Friday, November 1, 2019

A North Texas craft beer state of the union - 2019 edition

Image credit: Brewers Association.

Since late 2011, the refrain has remained the same - the North Texas beer scene is booming. Breweries continue to open, and more are on the way, suggesting the surge hasn't stopped and is showing no signs of slowing down.

The starting point of the boom dates back to the debut of Deep Ellum Brewing Co. in November 2011. When Deep Ellum arrived, it was the first locally-owned brewery to open in Dallas since 1998. And, at the time, there were only eight active brewing operations in the entire region.

Today, North Texas is home to over 80 brewing companies, with the jump here an extension of a national trend where brewery numbers in the U.S. have increased from around 2000 eight years ago to 7,346 in 2018. Local growth rates are greater, but given where the industry started, North Texas had nowhere to go but up.

Still, Texas as a whole ranks 46th out of 50 states and the District of Columbia for number of breweries per capita, with 1.4 breweries per 100,000 adults 21 years of age or older (source: Brewers Association). Numbers are similar for Dallas-Fort Worth specifically, but things should improve locally based on 40 or so new ventures working to open in the near future.

Despite the per capita gap, state rankings are higher if you consider the amount of beer made in Texas and its economic impact. According to the Brewers Association, over 1.1 million barrels of beer were produced in Texas during 2018, the eighth highest total in the country. Even more impressive, the state's craft brewing industry contributed nearly $5.1 billion dollars to the U.S. economy last year, trailing only California and Pennsylvania.
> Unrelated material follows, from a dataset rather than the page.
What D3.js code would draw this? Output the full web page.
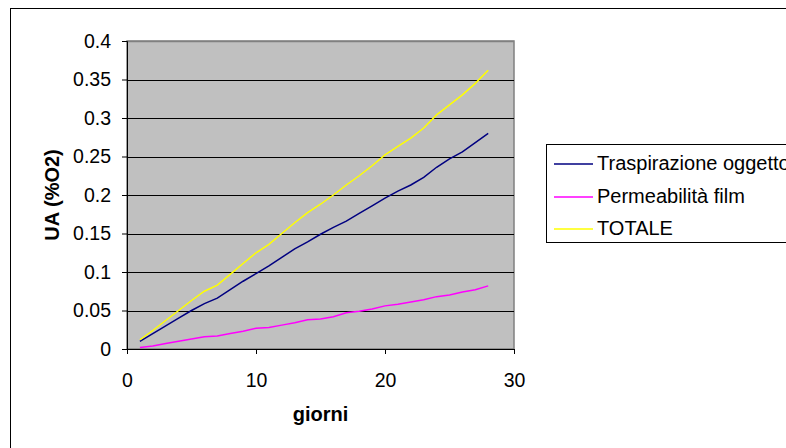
<!DOCTYPE html>
<html><head><meta charset="utf-8">
<script src="https://cdn.jsdelivr.net/npm/d3@7/dist/d3.min.js"></script>
<style>html,body{margin:0;padding:0;background:#fff;overflow:hidden}</style>
</head><body>
<svg id="c" width="786" height="448"></svg>
<script>
const days = [1,2,3,4,5,6,7,8,9,10,11,12,13,14,15,16,17,18,19,20,21,22,23,24,25,26,27,28];
const traspirazione = [0.010,0.020,0.030,0.040,0.050,0.059,0.066,0.077,0.088,0.098,0.108,0.119,0.130,0.139,0.149,0.158,0.166,0.176,0.186,0.196,0.205,0.213,0.223,0.236,0.247,0.256,0.268,0.280];
const permeabilita = [0.002,0.004,0.007,0.010,0.013,0.016,0.017,0.020,0.023,0.027,0.028,0.031,0.034,0.038,0.039,0.042,0.047,0.049,0.052,0.056,0.058,0.061,0.064,0.068,0.070,0.074,0.077,0.082];
const totale = [0.012,0.024,0.037,0.050,0.063,0.075,0.083,0.097,0.111,0.125,0.136,0.150,0.164,0.177,0.188,0.200,0.213,0.225,0.238,0.252,0.263,0.274,0.287,0.304,0.317,0.330,0.345,0.362];
const seriesNames = ["Traspirazione oggetto","Permeabilità film","TOTALE"];
const seriesColors = ["#000080","#FF00FF","#FFFF00"];
const xTicks = [0,10,20,30];
const yTicks = [0,0.05,0.1,0.15,0.2,0.25,0.3,0.35,0.4];

const svg = d3.select("#c");
const font = "Liberation Sans, Arial, sans-serif";
const L=127, R=514, T=41, B=349;
const x = d3.scaleLinear().domain([0,30]).range([L,R]);
const y = d3.scaleLinear().domain([0,0.4]).range([B,T]);

// outer chart border
svg.append("rect").attr("x",10.5).attr("y",8.5).attr("width",800).attr("height",460)
  .attr("fill","#fff").attr("stroke","#000").attr("stroke-width",1);

// plot area
svg.append("rect").attr("x",L).attr("y",T).attr("width",R-L).attr("height",B-T)
  .attr("fill","#C0C0C0").attr("stroke","#808080").attr("stroke-width",1.5);

// gridlines
svg.append("g").selectAll("line").data(yTicks.filter(d=>d>0)).join("line")
  .attr("x1",L).attr("x2",R).attr("y1",d=>Math.round(y(d))+0.5).attr("y2",d=>Math.round(y(d))+0.5)
  .attr("stroke",d=>d===0.4?"#808080":"#000").attr("stroke-width",d=>d===0.4?1.5:1);

// axes
const fmt = d=> d===0?"0":String(d);
const yAxis = svg.append("g").attr("transform",`translate(${L},0)`)
  .call(d3.axisLeft(y).tickValues(yTicks).tickFormat(fmt).tickSize(5).tickPadding(11));
const xAxis = svg.append("g").attr("transform",`translate(0,${B})`)
  .call(d3.axisBottom(x).tickValues(xTicks).tickFormat(d3.format("d")).tickSize(5).tickPadding(19));
[yAxis,xAxis].forEach(a=>{
  a.selectAll("text").attr("font-family",font).attr("font-size",19.5).attr("fill","#000");
  a.selectAll("line,path").attr("stroke","#000").attr("stroke-width",1);
});

// lines
const allSeries = [traspirazione, permeabilita, totale];
const lineGen = d3.line().x((d,i)=>x(days[i])).y(d=>y(d));
svg.append("g").selectAll("path").data(allSeries).join("path")
  .attr("d",d=>lineGen(d)).attr("fill","none")
  .attr("stroke",(d,i)=>seriesColors[i]).attr("stroke-width",1.5);

// axis titles
svg.append("text").attr("x",(L+R)/2).attr("y",421).attr("text-anchor","middle")
  .attr("font-family",font).attr("font-size",20).attr("font-weight","bold").text("giorni");
svg.append("text").attr("transform",`translate(59,${(T+B)/2}) rotate(-90)`).attr("text-anchor","middle")
  .attr("font-family",font).attr("font-size",20).attr("font-weight","bold").text("UA (%O2)");

// legend
const lg = svg.append("g");
lg.append("rect").attr("x",546.5).attr("y",144.5).attr("width",300).attr("height",98)
  .attr("fill","#fff").attr("stroke","#000").attr("stroke-width",1);
const rowsY = [164,197,229];
seriesNames.forEach((n,i)=>{
  lg.append("line").attr("x1",554).attr("x2",593).attr("y1",rowsY[i]).attr("y2",rowsY[i])
    .attr("stroke",seriesColors[i]).attr("stroke-width",1.5);
  lg.append("text").attr("x",597).attr("y",rowsY[i]+5.5).attr("font-family",font).attr("font-size",20)
    .attr("fill","#000").text(n);
});
</script>
</body></html>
One thing lagging, however, is the size of the local customer base compared to other markets. Texans love their light beer, and it shows in certain metrics. Using U.S. Census Bureau statistics, along with data taken by Scarborough (a division of Nielsen) during 2016 and 2017, an estimated 5.7% of the over 21 population in Dallas-Fort Worth drinks craft beer on a regular basis. That trails the national average of 7.3%.

Consequently, while craft beer is big business in Texas, it could be even bigger. Getting more people into craft beer has been a priority from day one, and it will remain important as the number of breweries in North Texas nears the century mark.

If that milestone occurs, what happens next is anybody's guess. Will the market support over 100 breweries, or will a tipping point be reached? The general belief is consumers will continue to support local breweries as long as quality and customer service don't falter. Differentiation and the taproom experience are factors as well, especially as the playing field gets more crowded.

Either way, for now it appears North Texas will keep setting records for the number of breweries within its borders. That's great for consumers wanting additional options for drinking local in Dallas-Fort Worth, but it ups the ante in an already challenging market for local breweries. Indeed, how those breweries respond will go a long way towards determining the health of the North Texas brewing industry going forward.